Dalam wawancara eksklusif dengan Rolling Stones yang dirilis pada Selasa (16/1), bintang pop Dua Lipa dengan tulus mengeluarkan seruan untuk gencatan senjata di Gaza yang terus diserang oleh pasukan Israel selama lebih dari 100 hari. Konflik ini memanas setelah serangan Hamas pada 7 Oktober 2023, yang memicu reaksi keras dari Israel.
Dengan mengungkapkan kesedihannya awalnya terhadap peristiwa tersebut, Dua Lipa menekankan kondisi kritis di Gaza, mendesak perhatian global terhadap krisis yang semakin meningkat. Ia menyoroti kehilangan nyawa yang tidak diskriminatif di antara warga sipil Palestina akibat serangan Israel yang tak henti-hentinya.
“Saya merasa sedih atas nyawa yang hilang di Israel dan peristiwa pada 7 Oktober,” ujar Dua Lipa. “Namun, pada saat ini, kita perlu melihat berapa banyak nyawa yang hilang di Gaza—warga sipil kehilangan nyawa dan mata pencaharian mereka,” lanjutnya.
Dua Lipa dengan penuh semangat mendesak agar gencatan senjata segera tercapai di Gaza, menganggapnya sebagai langkah penting untuk mengakhiri penderitaan warga Palestina di Jalur Gaza. Ia juga mengkritik pemimpin dunia yang tetap diam dan gagal mengambil sikap tegas terhadap serangan Israel terhadap Palestina.
“Tidak cukup banyak pemimpin dunia yang mengambil sikap dan berbicara mengenai krisis kemanusiaan yang sedang terjadi, gencatan senjata kemanusiaan yang harus dilakukan,” ungkap Dua Lipa.
Mengakui keterbatasan perannya sebagai musisi, Dua Lipa mengakui bahwa pengaruhnya mungkin tidak cukup untuk membuat dampak signifikan pada konflik antara Palestina dan Israel yang berlangsung puluhan tahun. Namun, ia berharap solidaritas, sebuah gestur yang menurutnya kadang-kadang merupakan satu-satunya hal yang bisa dilakukan, menjadi aspek penting bagi dirinya dan musisi lainnya.
“Sebagai musisi, hanya memposting sesuatu mungkin tidak cukup untuk membuat perbedaan,” ujar Dua Lipa. “Tetapi mudah-mudahan, menunjukkan solidaritas, yang kadang-kadang menjadi satu-satunya hal yang bisa dilakukan, adalah hal yang penting,” tambahnya.
Agresi Israel di Jalur Gaza telah berlangsung lebih dari 100 hari sejak 7 Oktober 2023, menandai konflik terpanjang, paling berdarah, dan merusak antara kedua wilayah.
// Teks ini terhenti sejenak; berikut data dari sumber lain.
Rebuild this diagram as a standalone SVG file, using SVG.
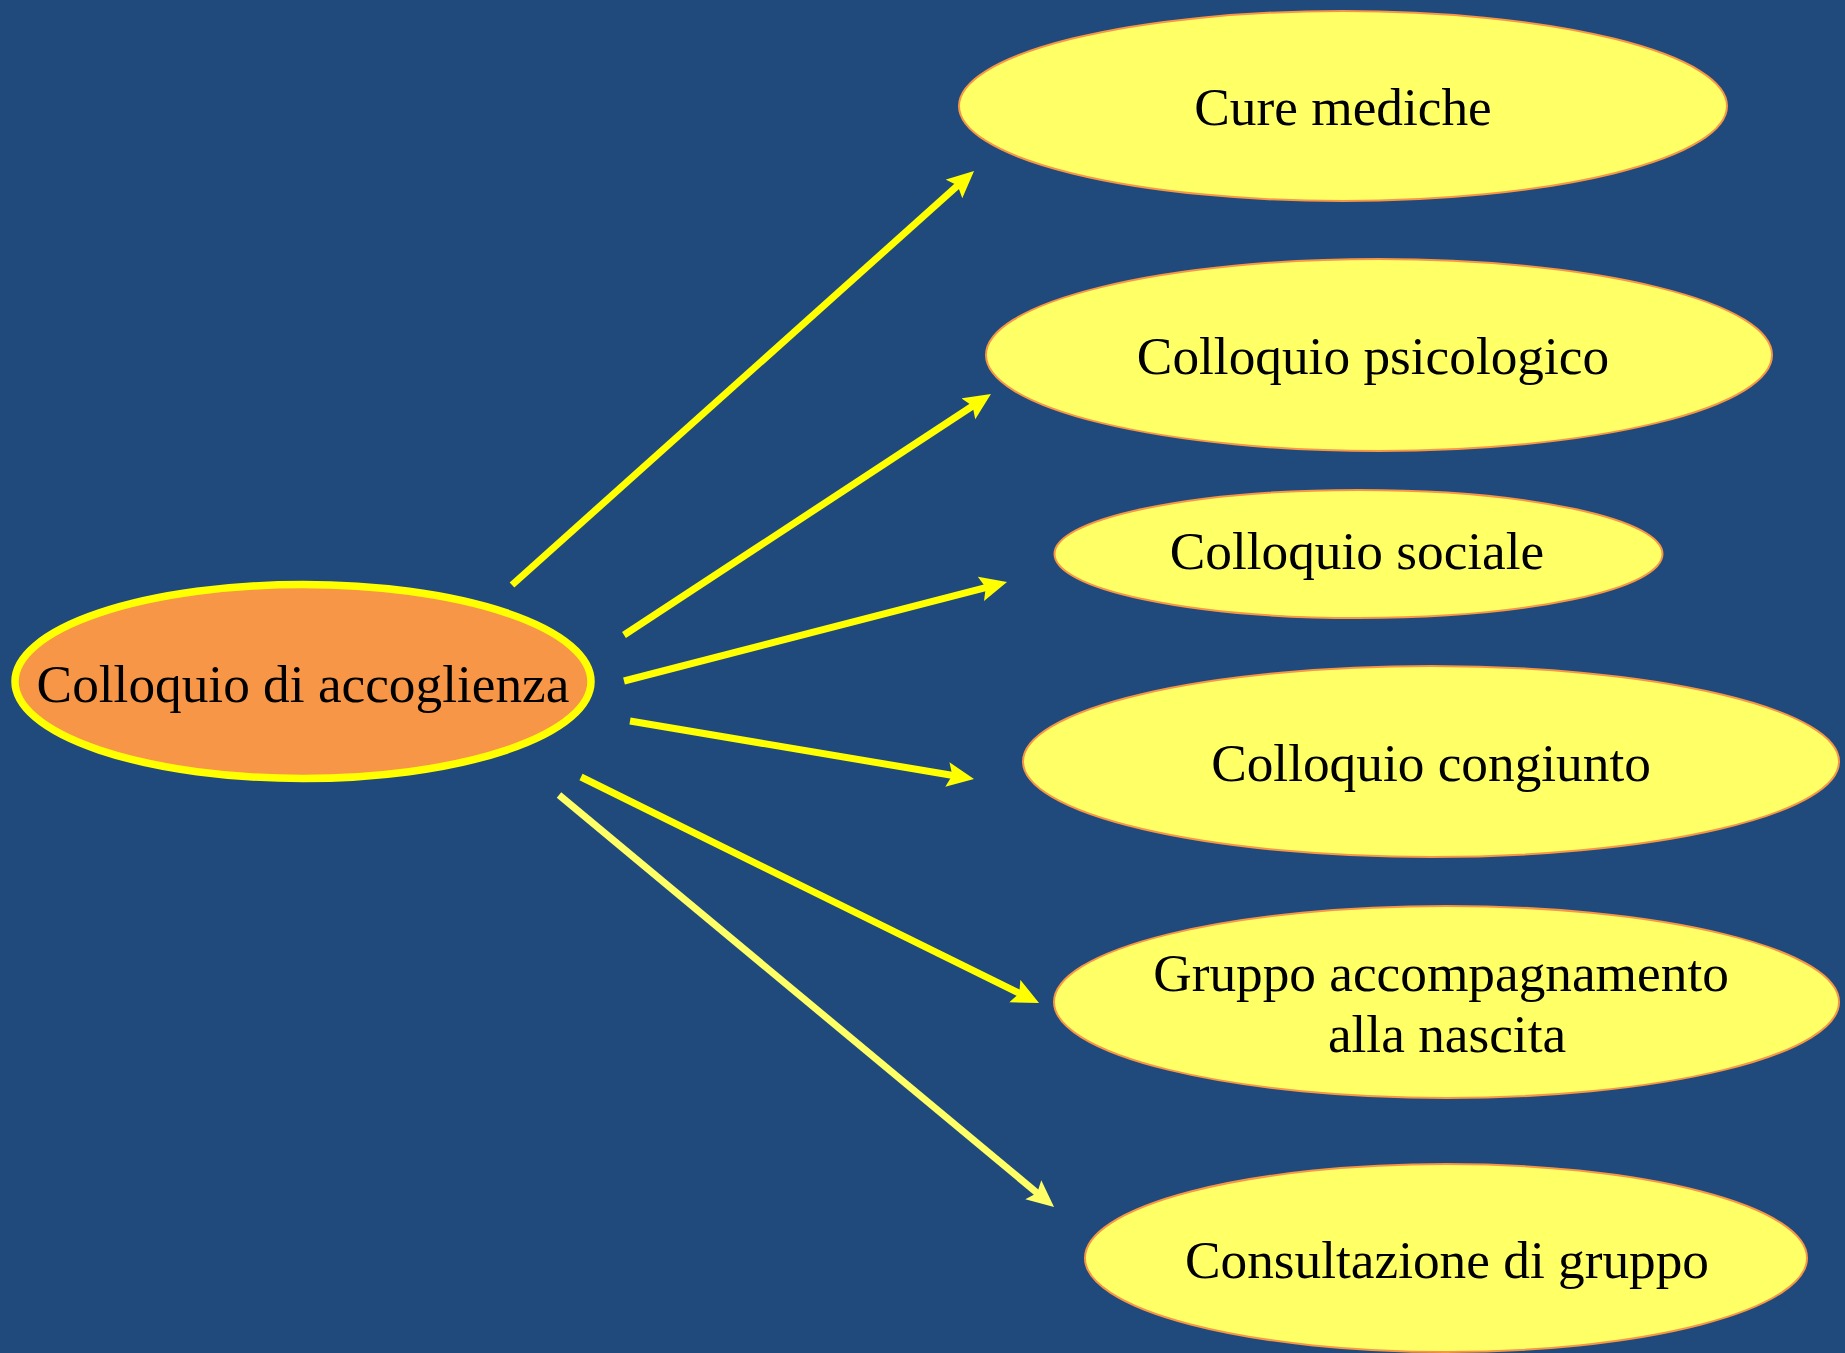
<svg xmlns="http://www.w3.org/2000/svg" width="1845" height="1353" viewBox="0 0 1845 1353">
<style>
.bg{fill:#204A7C}
.node{fill:#FFFF66;stroke:#F79646;stroke-width:2}
.main{fill:#F79646;stroke:#FFFF00;stroke-width:7.5}
.lbl{font-family:"Liberation Serif","Times New Roman",serif;font-size:53.3px;fill:#000;text-anchor:middle}
.c{stroke:#FFFF00;stroke-width:7;fill:none;marker-end:url(#ah)}
.c2{stroke:#FFFF66;stroke-width:7;fill:none;marker-end:url(#ah2)}
</style>
<defs>
<marker id="ah" markerUnits="userSpaceOnUse" markerWidth="32" markerHeight="28" refX="6" refY="12.5" orient="auto"><path d="M0,0 L27,12.5 L0,25 L5,12.5 z" fill="#FFFF00"/></marker>
<marker id="ah2" markerUnits="userSpaceOnUse" markerWidth="32" markerHeight="28" refX="6" refY="12.5" orient="auto"><path d="M0,0 L27,12.5 L0,25 L5,12.5 z" fill="#FFFF66"/></marker>
</defs>
<rect class="bg" x="0" y="0" width="1845" height="1353"/>
<g id="connectors">
<line class="c" x1="512" y1="585" x2="958.4" y2="184.9"/>
<line class="c" x1="624" y1="635" x2="973.4" y2="405.5"/>
<line class="c" x1="624" y1="681" x2="986.7" y2="587.3"/>
<line class="c" x1="630" y1="721" x2="953.3" y2="775.5"/>
<line class="c" x1="581" y1="777" x2="1020.2" y2="993.7"/>
<line class="c2" x1="559" y1="795" x2="1037.9" y2="1193.6"/>
</g>
<g id="accoglienza">
<ellipse class="main" cx="303" cy="681.5" rx="288" ry="97"/>
<text class="lbl" x="303" y="702">Colloquio di accoglienza</text>
</g>
<g id="cure">
<ellipse class="node" cx="1343" cy="106" rx="384" ry="95"/>
<text class="lbl" x="1343" y="125">Cure mediche</text>
</g>
<g id="psicologico">
<ellipse class="node" cx="1379" cy="355" rx="393" ry="96"/>
<text class="lbl" x="1373" y="374">Colloquio psicologico</text>
</g>
<g id="sociale">
<ellipse class="node" cx="1358.5" cy="554" rx="304" ry="64"/>
<text class="lbl" x="1357" y="569">Colloquio sociale</text>
</g>
<g id="congiunto">
<ellipse class="node" cx="1431" cy="761.5" rx="408" ry="95.5"/>
<text class="lbl" x="1431" y="781">Colloquio congiunto</text>
</g>
<g id="gruppo">
<ellipse class="node" cx="1446.5" cy="1002" rx="392.5" ry="96"/>
<text class="lbl" x="1441" y="991">Gruppo accompagnamento</text>
<text class="lbl" x="1447" y="1052">alla nascita</text>
</g>
<g id="consultazione">
<ellipse class="node" cx="1446" cy="1258" rx="361" ry="94"/>
<text class="lbl" x="1447" y="1278">Consultazione di gruppo</text>
</g>
</svg>
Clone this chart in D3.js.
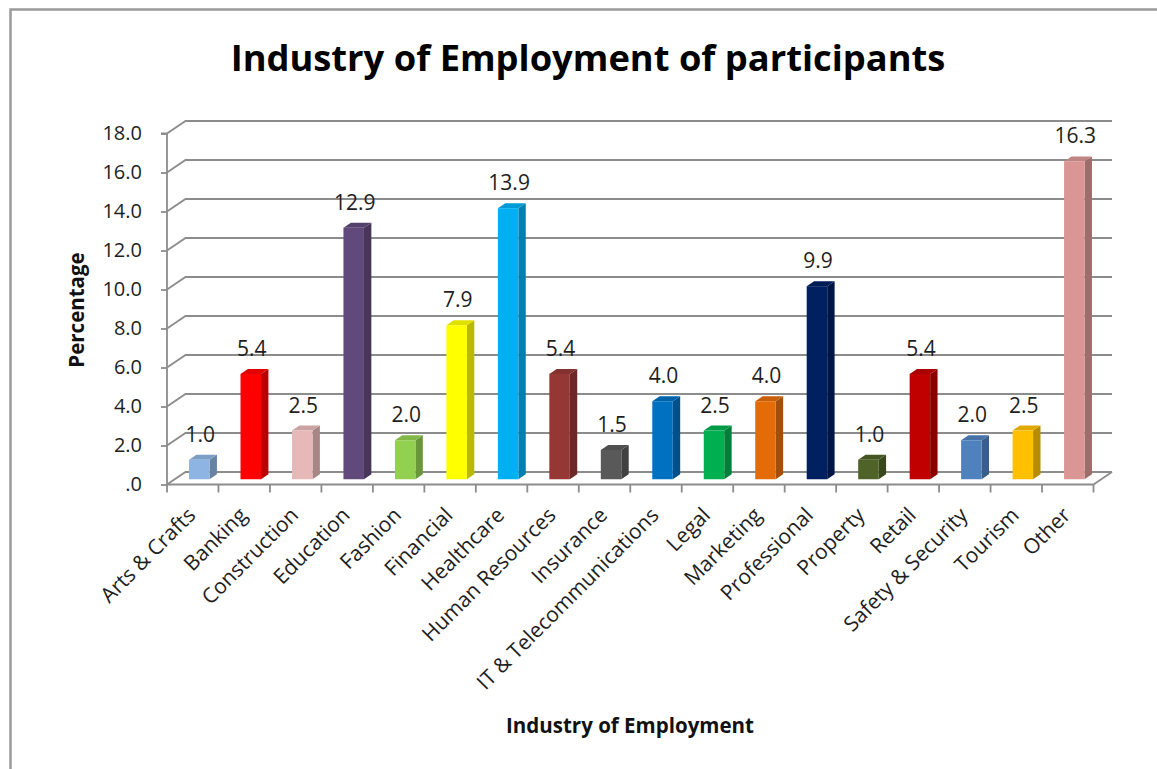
<!DOCTYPE html>
<html>
<head>
<meta charset="utf-8">
<script src="https://cdn.jsdelivr.net/npm/d3@7"></script>
<style>
  html, body { margin: 0; padding: 0; background: #fff; }
  svg { display: block; font-family: "Open Sans", Lato, sans-serif; }
</style>
</head>
<body>
<svg id="chart" width="1157" height="769"></svg>
<script>
const categories = ["Arts & Crafts", "Banking", "Construction", "Education", "Fashion", "Financial",
  "Healthcare", "Human Resources", "Insurance", "IT & Telecommunications", "Legal", "Marketing",
  "Professional", "Property", "Retail", "Safety & Security", "Tourism", "Other"];
const values = [1.0, 5.4, 2.5, 12.9, 2.0, 7.9, 13.9, 5.4, 1.5, 4.0, 2.5, 4.0, 9.9, 1.0, 5.4, 2.0, 2.5, 16.3];
const colors = ["#8DB4E2", "#FF0000", "#E6B9B8", "#604A7B", "#92D050", "#FFFF00",
  "#00B0F0", "#953735", "#595959", "#0070C0", "#00B050", "#E36C09",
  "#002060", "#4F6228", "#C00000", "#4F81BD", "#FFC000", "#D99694"];
const tickValues = [0, 2, 4, 6, 8, 10, 12, 14, 16, 18];
const tickLabels = [".0", "2.0", "4.0", "6.0", "8.0", "10.0", "12.0", "14.0", "16.0", "18.0"];
const title = "Industry of Employment of participants";
const xTitle = "Industry of Employment";
const yTitle = "Percentage";

const svg = d3.select("#chart");
const left = 167, right = 1093.5, floorY = 484.5, topY = 133.5;
const depthX = 18.5, depthY = -12.5;
const gridColor = "#8c8c8c";
const textColor = "#1e1e1e";

// outer chart border (only top and left visible)
svg.append("rect").attr("x", 10.5).attr("y", 9.5).attr("width", 1300).attr("height", 900)
  .attr("fill", "none").attr("stroke", "#9a9a9a").attr("stroke-width", 2.5);

const x = d3.scaleBand().domain(categories).range([left, right]).padding(0);
const y = d3.scaleLinear().domain([0, 18]).range([floorY, topY]);
const bw = x.bandwidth();

// back wall gridlines + left wall diagonals
const g = svg.append("g");
tickValues.forEach(v => {
  const yy = y(v);
  g.append("path")
    .attr("d", `M${left},${yy} L${left + depthX},${yy + depthY} L${right + depthX},${yy + depthY}`)
    .attr("fill", "none").attr("stroke", gridColor).attr("stroke-width", 1.8);
});
// floor right edge
g.append("path")
  .attr("d", `M${right},${floorY} L${right + depthX},${floorY + depthY}`)
  .attr("fill", "none").attr("stroke", gridColor).attr("stroke-width", 1.8);

// y axis
const yAxis = d3.axisLeft(y).tickValues(tickValues).tickFormat((d, i) => tickLabels[i])
  .tickSize(6).tickPadding(19);
const ya = svg.append("g").attr("transform", `translate(${left},0)`).call(yAxis);
ya.select(".domain").attr("stroke", gridColor).attr("stroke-width", 1.8)
  .attr("d", `M-6,${topY}H0V${floorY + 2}`);
ya.selectAll(".tick line").attr("stroke", gridColor).attr("stroke-width", 1.8);
ya.selectAll(".tick text").attr("font-size", 20).attr("fill", textColor)
  .attr("font-family", "'Open Sans', sans-serif");

// x axis (front edge of floor)
const xAxis = d3.axisBottom(x).tickSize(0).tickFormat("");
const xa = svg.append("g").attr("transform", `translate(0,${floorY})`).call(xAxis);
xa.select(".domain").attr("stroke", gridColor).attr("stroke-width", 1.8)
  .attr("d", `M${left},0H${right}`);
xa.selectAll(".tick").remove();
// category boundary ticks
const bounds = categories.map(c => x(c)).concat([right]);
xa.selectAll("line.bt").data(bounds).enter().append("line")
  .attr("x1", d => d).attr("x2", d => d).attr("y1", 0).attr("y2", 8)
  .attr("stroke", gridColor).attr("stroke-width", 1.8);

// category labels
svg.append("g").selectAll("text").data(categories).enter().append("text")
  .attr("transform", d => `translate(${x(d) + bw / 2 + 4},${floorY + 32}) rotate(-45)`)
  .attr("text-anchor", "end").attr("font-size", 21).attr("fill", textColor)
  .text(d => d);

// bars (3D columns)
const fx = 0.3 * depthX, fy = 0.3 * depthY;   // front face depth offset
const bdx = 0.4 * depthX, bdy = 0.4 * depthY; // column depth
const w = 20.5;
const bars = svg.append("g");
categories.forEach((c, i) => {
  const v = values[i];
  const x0 = x(c) + bw / 2 + fx - w / 2 + 1;
  const x1 = x0 + w;
  const yb = y(0) + fy - 1.5;
  const yt = y(v) + fy - 1.5;
  const col = d3.color(colors[i]);
  // side face
  bars.append("path")
    .attr("d", `M${x1},${yb} L${x1 + bdx},${yb + bdy} L${x1 + bdx},${yt + bdy} L${x1},${yt} Z`)
    .attr("fill", col.darker(0.9));
  // top face
  bars.append("path")
    .attr("d", `M${x0},${yt} L${x0 + bdx},${yt + bdy} L${x1 + bdx},${yt + bdy} L${x1},${yt} Z`)
    .attr("fill", col.darker(0.35));
  // front face
  bars.append("rect").attr("x", x0).attr("y", yt).attr("width", w).attr("height", yb - yt)
    .attr("fill", col);
  // value label
  bars.append("text")
    .attr("x", x0 + w / 2 + 1).attr("y", yt + bdy - 13)
    .attr("text-anchor", "middle").attr("font-size", 21).attr("fill", textColor)
    .text(v.toFixed(1));
});

// titles
svg.append("text").attr("x", 588).attr("y", 71).attr("text-anchor", "middle")
  .attr("font-size", 36.3).attr("font-weight", "bold").attr("fill", "#000").text(title);
svg.append("text").attr("x", 630).attr("y", 733).attr("text-anchor", "middle")
  .attr("font-size", 20.5).attr("font-weight", "bold").attr("fill", "#111").text(xTitle);
svg.append("text").attr("transform", "translate(84,310) rotate(-90)").attr("text-anchor", "middle")
  .attr("font-size", 20.5).attr("font-weight", "bold").attr("fill", "#111").text(yTitle);
</script>
</body>
</html>
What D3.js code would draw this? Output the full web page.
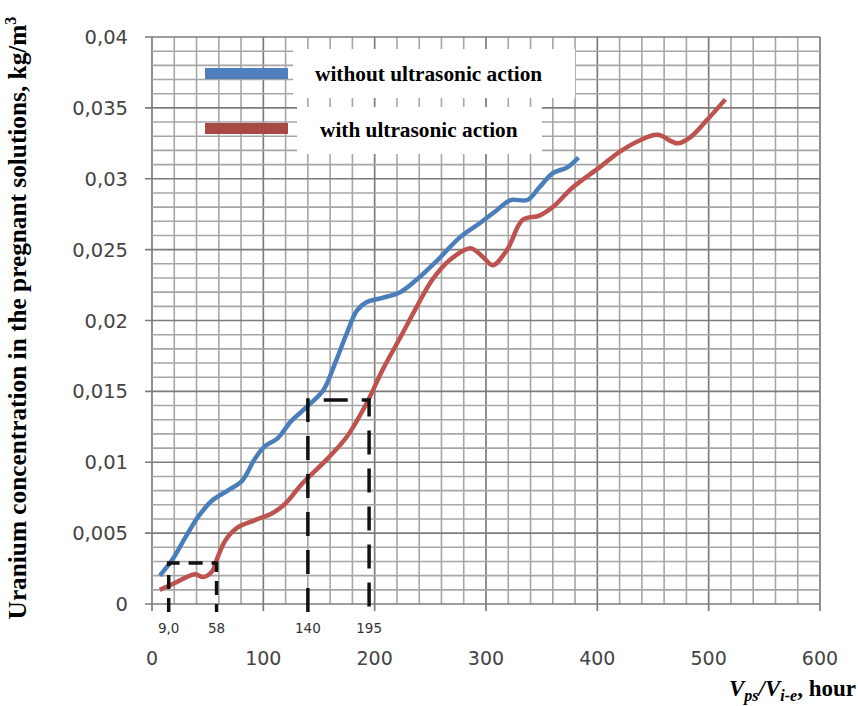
<!DOCTYPE html>
<html>
<head>
<meta charset="utf-8">
<script src="https://cdn.jsdelivr.net/npm/d3@7"></script>
<style>
  body { margin: 0; background: #fff; }
  svg { display: block; }
</style>
</head>
<body>
<div class="chart"></div>
<script>
// values
var blueX = [7, 18, 30, 41, 54, 68, 81, 92, 101, 113, 125, 139, 154, 163, 175, 184, 193, 207, 223, 238, 257, 277, 295, 310, 322, 337, 348, 360, 373, 383];
var blueY = [.0020, .0031, .0047, .0061, .0073, .0080, .0087, .0102, .0111, .0117, .0129, .0139, .0151, .0167, .0191, .0207, .0213, .0216, .0220, .0229, .0243, .0259, .0269, .0278, .0285, .0285, .0294, .0304, .0308, .0315];
var redX = [7, 21, 31, 39, 46, 54, 58, 66, 77, 92, 108, 120, 135, 157, 175, 193, 207, 223, 238, 252, 268, 286, 297, 306, 319, 333, 348, 360, 378, 402, 420, 438, 454, 472, 483, 498, 515];
var redY = [.0010, .0015, .0019, .0021, .0019, .0023, .0031, .0045, .0054, .0059, .0064, .0071, .0085, .0102, .0118, .0142, .0165, .0188, .0210, .0229, .0243, .0251, .0245, .0239, .0250, .0271, .0274, .0280, .0294, .0308, .0319, .0327, .0331, .0325, .0329, .0341, .0356];
var xTicks = [0, 100, 200, 300, 400, 500, 600];
var yTicks = [0, 0.005, 0.01, 0.015, 0.02, 0.025, 0.03, 0.035, 0.04];
var yTickLabels = ["0", "0,005", "0,01", "0,015", "0,02", "0,025", "0,03", "0,035", "0,04"];
var markX = [15, 58, 140, 195];
var markLabels = ["9,0", "58", "140", "195"];
var smallBoxTop = 0.0029, bigBoxTop = 0.0144;
var seriesNames = ["without ultrasonic action", "with ultrasonic action"];

var W = 858, H = 706;
var svg = d3.select(".chart").append("svg").attr("width", W).attr("height", H);

var x = d3.scaleLinear().domain([0, 600]).range([152, 820]);
var y = d3.scaleLinear().domain([0, 0.04]).range([604, 37]);

// grid: minor every 20 / 0.001, major every 100 / 0.005
var grid = svg.append("g");
grid.selectAll(".vx").data(d3.range(0, 601, 20)).join("line")
    .attr("x1", d => x(d)).attr("x2", d => x(d))
    .attr("y1", y(0.04)).attr("y2", d => d % 100 === 0 ? y(0) + 7 : y(0))
    .attr("stroke", d => d % 100 === 0 ? "#7c7c7c" : "#a6a6a6")
    .attr("stroke-width", d => d % 100 === 0 ? 1.7 : 1.6);
grid.selectAll(".hy").data(d3.range(0, 41)).join("line")
    .attr("y1", d => y(d / 1000)).attr("y2", d => y(d / 1000))
    .attr("x1", d => d % 5 === 0 ? x(0) - 7 : x(0)).attr("x2", x(600))
    .attr("stroke", d => d % 5 === 0 ? "#7c7c7c" : "#a6a6a6")
    .attr("stroke-width", d => d % 5 === 0 ? 1.7 : 1.6);

// tick labels
var tickFont = "'DejaVu Sans', sans-serif";
svg.append("g").selectAll("text").data(yTicks).join("text")
    .attr("x", 128).attr("y", d => y(d)).attr("dy", "0.36em")
    .attr("text-anchor", "end")
    .attr("font-family", tickFont).attr("font-size", 19.5).attr("fill", "#444")
    .text((d, i) => yTickLabels[i]);
svg.append("g").selectAll("text").data(xTicks).join("text")
    .attr("x", d => x(d)).attr("y", 665)
    .attr("text-anchor", "middle")
    .attr("font-family", tickFont).attr("font-size", 19).attr("fill", "#444")
    .text(d => d);

// curves
var line = d3.line().curve(d3.curveCatmullRom.alpha(0.5));
var bluePts = blueX.map((v, i) => [x(v), y(blueY[i])]);
var redPts = redX.map((v, i) => [x(v), y(redY[i])]);
svg.append("path").attr("d", line(redPts)).attr("fill", "none")
    .attr("stroke", "#bd524e").attr("stroke-width", 4.5).attr("stroke-linejoin", "round");
svg.append("path").attr("d", line(bluePts)).attr("fill", "none")
    .attr("stroke", "#4a7ebb").attr("stroke-width", 4.5).attr("stroke-linejoin", "round");

// dashed boxes
function box(x0, x1, top) {
  var p = d3.path();
  p.moveTo(x(x0), y(0) + 8);
  p.lineTo(x(x0), y(top));
  p.lineTo(x(x1), y(top));
  p.lineTo(x(x1), y(0) + 8);
  return p.toString();
}
var boxes = svg.append("g").attr("fill", "none").attr("stroke", "#111")
    .attr("stroke-width", 3.5).attr("stroke-dasharray", "24,14");
boxes.append("path").attr("d", box(markX[0], markX[1], smallBoxTop)).attr("stroke-dasharray", "14,9");
boxes.append("path").attr("d", box(markX[2], markX[3], bigBoxTop));

svg.append("g").selectAll("text").data(markX).join("text")
    .attr("x", d => x(d)).attr("y", 633)
    .attr("text-anchor", "middle")
    .attr("font-family", tickFont).attr("font-size", 13.5).attr("fill", "#333")
    .text((d, i) => markLabels[i]);

// legend
var legend = svg.append("g");
legend.append("rect").attr("x", 293).attr("y", 49).attr("width", 282).attr("height", 49).attr("fill", "#fff");
legend.append("rect").attr("x", 297).attr("y", 107).attr("width", 245).attr("height", 47).attr("fill", "#fff");
legend.append("rect").attr("x", 205).attr("y", 68).attr("width", 83).attr("height", 11).attr("fill", "#4f7fbd");
legend.append("rect").attr("x", 205).attr("y", 123).attr("width", 83).attr("height", 11).attr("fill", "#a84a43");
legend.append("text").attr("x", 315).attr("y", 81)
    .attr("font-family", "'Liberation Serif', serif").attr("font-weight", "bold").attr("font-size", 21.3)
    .text(seriesNames[0]);
legend.append("text").attr("x", 320).attr("y", 137)
    .attr("font-family", "'Liberation Serif', serif").attr("font-weight", "bold").attr("font-size", 21.3)
    .text(seriesNames[1]);

// axis titles
var yTitle = svg.append("text")
    .attr("transform", "translate(26,318) rotate(-90)")
    .attr("text-anchor", "middle")
    .attr("font-family", "'Liberation Serif', serif").attr("font-weight", "bold").attr("font-size", 25.3);
yTitle.append("tspan").text("Uranium concentration in the pregnant solutions, kg/m");
yTitle.append("tspan").attr("font-size", 16).attr("dy", -10).text("3");

var xTitle = svg.append("text")
    .attr("x", 856).attr("y", 696).attr("text-anchor", "end")
    .attr("font-family", "'Liberation Serif', serif").attr("font-weight", "bold").attr("font-size", 23);
xTitle.append("tspan").attr("font-style", "italic").text("V");
xTitle.append("tspan").attr("font-style", "italic").attr("font-size", 16).attr("dy", 5).text("ps");
xTitle.append("tspan").attr("dy", -5).attr("font-style", "italic").text("/V");
xTitle.append("tspan").attr("font-style", "italic").attr("font-size", 16).attr("dy", 5).text("i-e");
xTitle.append("tspan").attr("dy", -5).text(", hour");
</script>
</body>
</html>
Serangan Israel yang terus-menerus telah mengakibatkan sebagian besar penduduk Palestina mengungsi dan kehilangan tempat tinggal mereka.
Mereka juga menghadapi kelaparan dan sulit mendapatkan akses kesehatan karena rumah sakit di daerah tersebut menjadi target serangan pasukan Zionis.
Sejauh Senin (15/1), korban tewas akibat agresi Israel di Gaza telah mencapai 24.100 jiwa, sementara korban luka-luka mencapai 60.834 orang. Jumlah korban tewas ini sudah melebihi satu persen dari total populasi Gaza sebelum agresi, yang berjumlah 2,3 juta jiwa.